Saturday, July 1, 2023

 Blog 578 Difference

 In Continental Philosophy there is a contemporary stream of mainly French philosophers: Lyotard, Foucault, Derrida, Baudrillard, Rorty (American), and Habermas (German), who exercise a radical criticism of old philosophy.

 A big issue for them is ‘difference’, between people, perspectives, meanings, interpretations, and these philosophers militate against all structures of science, language, politics, that level individuals off, and are inevitably authoritarian and suppressive. The NAZI regime and the failure of communism reverberate, but the system of capitalism is also debilitating and suppressive. While they also reject the structure offered by Marxism, they maintain its endeavour to lift up the downtrodden.

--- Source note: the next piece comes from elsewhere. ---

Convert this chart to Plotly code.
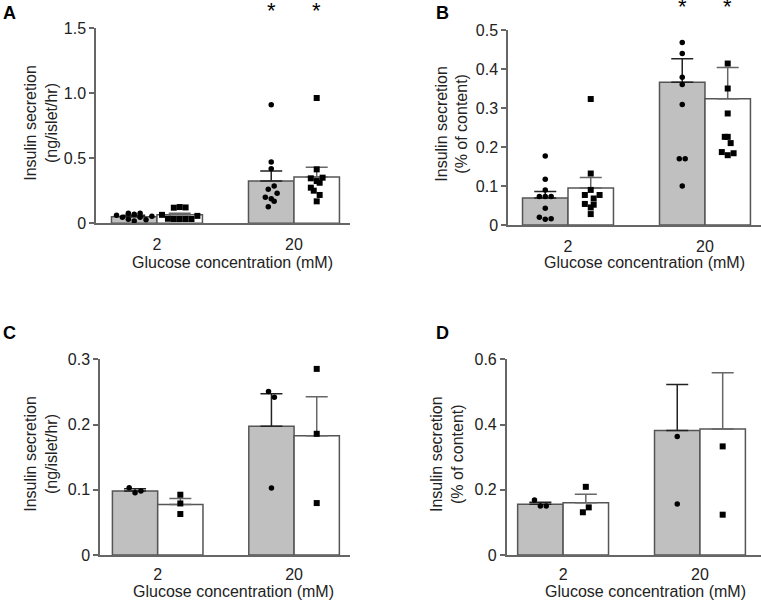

 This stream of philosophy is suspicious of old Enlightenment ideals of reason. Habermas, however, maintains an ideal of rational discourse. He militates against the obsession with difference in poststructuralism, and argues for similarity and commonality in discourse. He upheld his view of ‘communicative interaction’. That was already to be found in Hegel. Social interaction is relatively neglected in later poststructuralism. Genuine communication should connect with the ‘lifeworld’ of the people , making ‘sense’ to them, in ‘communicative interaction’ that should be free of authoritarian imposition (‘Herrschaftsfrei’; Habermas, 1982). Especially In government communication, this is virtually impossible.  

 But my objection to Habermas is that there can be similarity without identity, with communication building on what is similar and profiting from what is different, with what in earlier items of this blog I called ‘cognitive distance’, and ‘crossing’ it. Without difference, communication would lose its dynamics, its innovativeness.